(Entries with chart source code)
· · · ·

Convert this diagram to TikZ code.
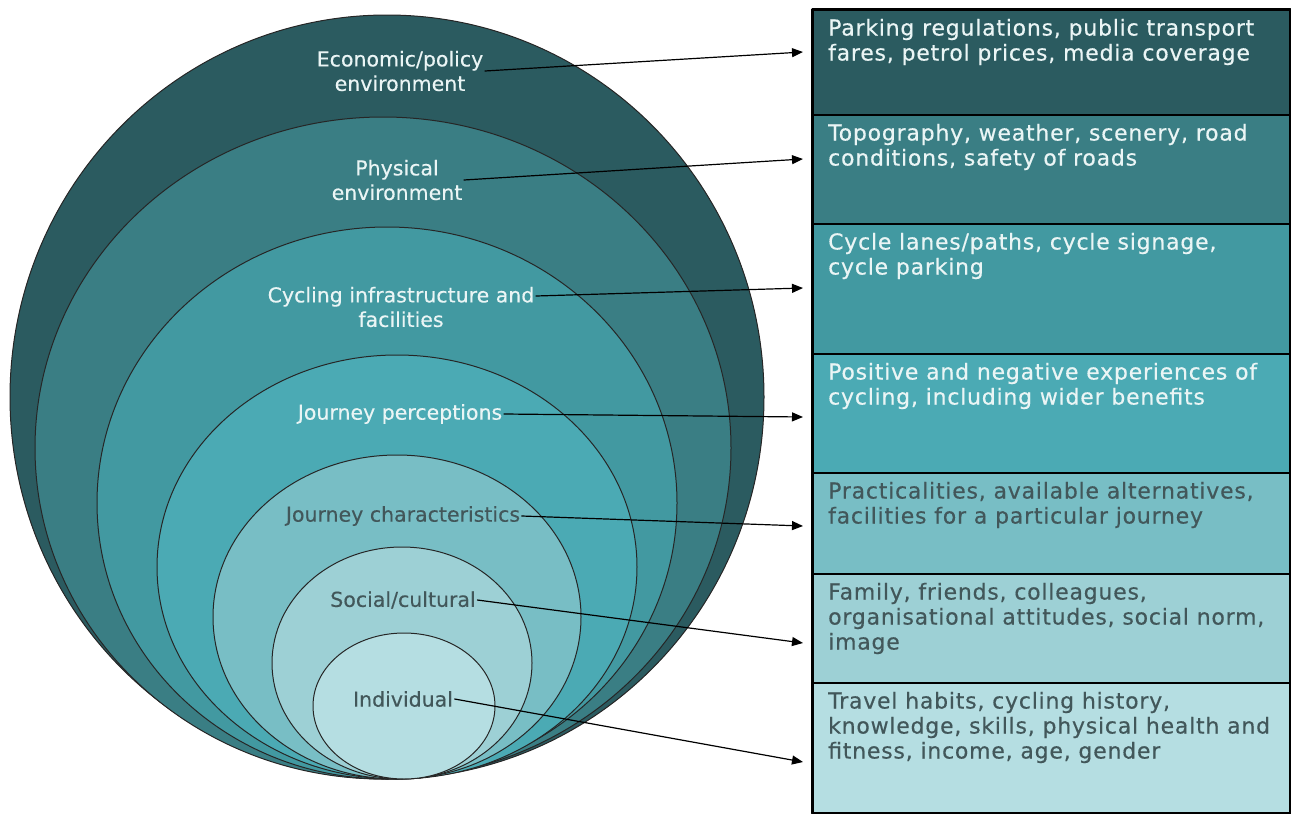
\documentclass[tikz,border=0pt]{standalone}
\usepackage{fontspec}
\setmainfont{DejaVu Sans}
\newfontfamily\boxfont[LetterSpace=3.5,FakeBold=0.4]{DejaVu Sans}
\newfontfamily\ringfont[FakeBold=0.3]{DejaVu Sans}
\usepackage{tikz}
\usetikzlibrary{arrows.meta}
\definecolor{ringA}{HTML}{2B5B60}
\definecolor{ringB}{HTML}{3A7E84}
\definecolor{ringC}{HTML}{4299A1}
\definecolor{ringD}{HTML}{4BAAB4}
\definecolor{ringE}{HTML}{78BEC5}
\definecolor{ringF}{HTML}{9DD0D5}
\definecolor{ringG}{HTML}{B5DEE2}
\definecolor{lighttext}{HTML}{EAF5F5}
\definecolor{darktext}{HTML}{42575A}

\begin{document}
\begin{tikzpicture}[line cap=round,line join=round,>={Triangle[length=11pt,width=9pt]},x=1pt,y=-1pt,
  ring/.style={draw=black!85,line width=1pt},
  lbl/.style={font=\ringfont\fontsize{20.5}{24.5}\selectfont,align=center,inner sep=1.5pt},
  factbox/.style={draw=black,line width=1.6pt,anchor=north west,minimum width=477pt,inner sep=0pt},
  facttext/.style={font=\boxfont\fontsize{22}{25}\selectfont,anchor=north west,align=left,inner sep=0pt},
  link/.style={->,line width=1.2pt}]
\useasboundingbox (0,0) rectangle (1291,814);
\draw[ring,fill=ringA] (387,397) ellipse (377pt and 382pt);
\draw[ring,fill=ringB] (383,448) ellipse (348pt and 331pt);
\draw[ring,fill=ringC] (387,503) ellipse (290pt and 276pt);
\draw[ring,fill=ringD] (397,567) ellipse (240pt and 212pt);
\draw[ring,fill=ringE] (397,617) ellipse (184pt and 162pt);
\draw[ring,fill=ringF] (402,663) ellipse (130pt and 116pt);
\draw[ring,fill=ringG] (404,706) ellipse (91pt and 73pt);
\node[lbl,text=lighttext] (econ) at (400,71) {Economic/policy\\environment};
\node[lbl,text=lighttext] (phys) at (397,180) {Physical\\environment};
\node[lbl,text=lighttext] (infra) at (401,307) {Cycling infrastructure and\\facilities};
\node[lbl,text=lighttext] (perc) at (400,414) {Journey perceptions};
\node[lbl,text=darktext] (chars) at (403,516) {Journey characteristics};
\node[lbl,text=darktext] (social) at (403,600) {Social/cultural};
\node[lbl,text=darktext] (indiv) at (403,699) {Individual};
\node[factbox,fill=ringA,minimum height=105pt] (f1) at (812,9) {};
\node[factbox,fill=ringB,minimum height=109pt] (f2) at (812,114) {};
\node[factbox,fill=ringC,minimum height=130pt] (f3) at (812,223) {};
\node[factbox,fill=ringD,minimum height=119pt] (f4) at (812,353) {};
\node[factbox,fill=ringE,minimum height=101pt] (f5) at (812,472) {};
\node[factbox,fill=ringF,minimum height=109pt] (f6) at (812,573) {};
\node[factbox,fill=ringG,minimum height=130pt] (f7) at (812,682) {};
\draw[line width=3pt] (f1.north west) rectangle (f7.south east);
\node[facttext,text=lighttext] (t1) at (828,18.6) {Parking regulations, public transport\\fares, petrol prices, media coverage};
\node[facttext,text=lighttext] (t2) at (828,123.6) {Topography, weather, scenery, road\\conditions, safety of roads};
\node[facttext,text=lighttext] (t3) at (828,232.6) {Cycle lanes/paths, cycle signage,\\cycle parking};
\node[facttext,text=lighttext] (t4) at (828,362.6) {Positive and negative experiences of\\cycling, including wider benefits};
\node[facttext,text=darktext] (t5) at (828,481.6) {Practicalities, available alternatives,\\facilities for a particular journey};
\node[facttext,text=darktext] (t6) at (828,582.6) {Family, friends, colleagues,\\organisational attitudes, social norm,\\image};
\node[facttext,text=darktext] (t7) at (828,691.6) {Travel habits, cycling history,\\knowledge, skills, physical health and\\fitness, income, age, gender};
\coordinate (e1) at (803,52);
\coordinate (e2) at (803,159);
\coordinate (e3) at (803,288);
\coordinate (e4) at (803,417);
\coordinate (e5) at (803,526);
\coordinate (e6) at (803,643);
\coordinate (e7) at (803,762);
\draw[link] (econ.east) -- (e1);
\draw[link] (phys.east) -- (e2);
\draw[link] ([yshift=11pt]infra.east) -- (e3);
\draw[link] (perc.east) -- (e4);
\draw[link] (chars.east) -- (e5);
\draw[link] (social.east) -- (e6);
\draw[link] (indiv.east) -- (e7);
\end{tikzpicture}
\end{document}
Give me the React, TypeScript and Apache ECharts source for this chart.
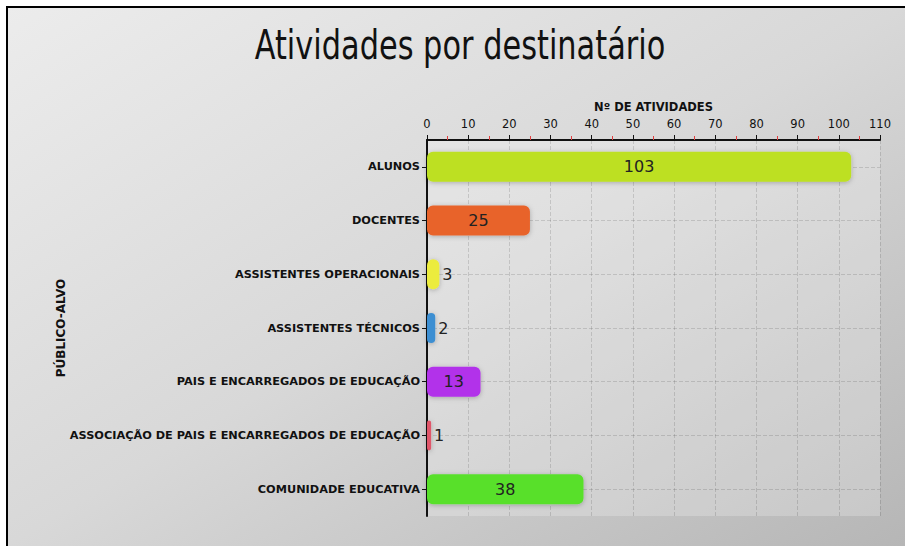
import React, { useEffect, useRef } from "react";
import * as echarts from "echarts";

const categories = [
  "ALUNOS",
  "DOCENTES",
  "ASSISTENTES OPERACIONAIS",
  "ASSISTENTES TÉCNICOS",
  "PAIS E ENCARREGADOS DE EDUCAÇÃO",
  "ASSOCIAÇÃO DE PAIS E ENCARREGADOS DE EDUCAÇÃO",
  "COMUNIDADE EDUCATIVA",
];
const values = [103, 25, 3, 2, 13, 1, 38];
const colors = ["#bde024", "#e8642c", "#ecec3c", "#3d8fd2", "#b232ea", "#e0566a", "#58e02c"];
const xTicks = { min: 0, max: 110, interval: 10 };
const titleText = "Atividades por destinatário";

const GRID_TOP = 140;
const GRID_BOTTOM = 30;
const GRID_LEFT = 427;
const GRID_RIGHT = 25;

export default function App() {
  const ref = useRef<HTMLDivElement>(null);
  useEffect(() => {
    if (!ref.current) return;
    const chart = echarts.init(ref.current, undefined, { renderer: "svg" });
    const plotH = 546 - GRID_TOP - GRID_BOTTOM;
    const band = plotH / categories.length;
    const font = "DejaVu Sans";
    chart.setOption({
      animation: false,
      graphic: [
        {
          type: "rect",
          z: -10,
          silent: true,
          shape: { x: 6, y: 7, width: 899, height: 539 },
          style: {
            fill: new echarts.graphic.LinearGradient(0, 0, 1, 1, [
              { offset: 0, color: "#ececec" },
              { offset: 0.5, color: "#d8d8d8" },
              { offset: 1, color: "#b6b6b6" },
            ]),
          },
        },
        { type: "line", z: -5, silent: true, shape: { x1: 6, y1: 7, x2: 905, y2: 7 }, style: { stroke: "#000", lineWidth: 2 } },
        { type: "line", z: -5, silent: true, shape: { x1: 7, y1: 7, x2: 7, y2: 546 }, style: { stroke: "#000", lineWidth: 2 } },
        {
          type: "text",
          z: 10,
          x: 460,
          y: 45,
          scaleX: 0.76,
          style: {
            text: titleText,
            font: '40px "DejaVu Sans", sans-serif',
            textAlign: "center",
            textVerticalAlign: "middle",
            fill: "#111",
          },
        },
      ],
      grid: [
        {
          left: GRID_LEFT,
          right: GRID_RIGHT,
          top: GRID_TOP,
          bottom: GRID_BOTTOM,
          show: true,
          backgroundColor: "rgba(255,255,255,0.22)",
          borderWidth: 0,
        },
        {
          left: GRID_LEFT,
          right: GRID_RIGHT,
          top: GRID_TOP + band / 2,
          bottom: GRID_BOTTOM + band / 2,
        },
      ],
      xAxis: [
        {
          type: "value",
          position: "top",
          min: xTicks.min,
          max: xTicks.max,
          interval: xTicks.interval,
          name: "Nº DE ATIVIDADES",
          nameLocation: "middle",
          nameGap: 26,
          nameTextStyle: { fontFamily: font, fontSize: 11.5, color: "#111", fontWeight: "bold" },
          axisLine: { show: true, lineStyle: { color: "#111", width: 2 } },
          axisTick: { show: true, length: 5, lineStyle: { color: "#111" } },
          minorTick: { show: true, splitNumber: 2, length: 4, lineStyle: { color: "#e04040" } },
          axisLabel: { fontFamily: font, fontSize: 11.5, color: "#111", margin: 10 },
          splitLine: { show: true, lineStyle: { type: "dashed", color: "rgba(0,0,0,0.13)" } },
        },
        { type: "value", gridIndex: 1, min: 0, max: 110, show: false },
      ],
      yAxis: [
        {
          type: "category",
          data: categories,
          inverse: true,
          name: "PÚBLICO-ALVO",
          nameLocation: "middle",
          nameRotate: 90,
          nameGap: GRID_LEFT - 67,
          nameMoveOverlap: false,
          nameTextStyle: { fontFamily: font, fontSize: 12, color: "#111", fontWeight: "bold" },
          axisLine: { show: true, lineStyle: { color: "#111", width: 2 } },
          axisTick: { show: true, alignWithLabel: true, length: 5, lineStyle: { color: "#111" } },
          axisLabel: { fontFamily: font, fontSize: 11.3, color: "#111", margin: 7, fontWeight: "bold" },
          splitLine: { show: false },
        },
        {
          type: "value",
          gridIndex: 1,
          min: 0,
          max: 6,
          interval: 1,
          axisLine: { show: false },
          axisTick: { show: false },
          axisLabel: { show: false },
          splitLine: { show: true, lineStyle: { type: "dashed", color: "rgba(0,0,0,0.13)" } },
        },
      ],
      series: [
        {
          type: "bar",
          barWidth: 30,
          data: values.map((v, i) => ({
            value: v,
            itemStyle: {
              color: colors[i],
              borderRadius: 6,
              shadowBlur: 5,
              shadowColor: "rgba(0,0,0,0.25)",
              shadowOffsetY: 1,
            },
            label: {
              show: true,
              position: v < 5 ? "right" : "inside",
              distance: 3,
              fontFamily: font,
              fontSize: 16,
              color: "#222",
            },
          })),
        },
      ],
    });
    return () => chart.dispose();
  }, []);
  return (
    <div
      ref={ref}
      style={{ position: "fixed", left: 0, top: 0, width: 905, height: 546, background: "#fff" }}
    />
  );
}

· · · ·

— Task prompt —
Look through the material above and work out how many of its lines contain "React". State the number only.

— Exercise solution —
2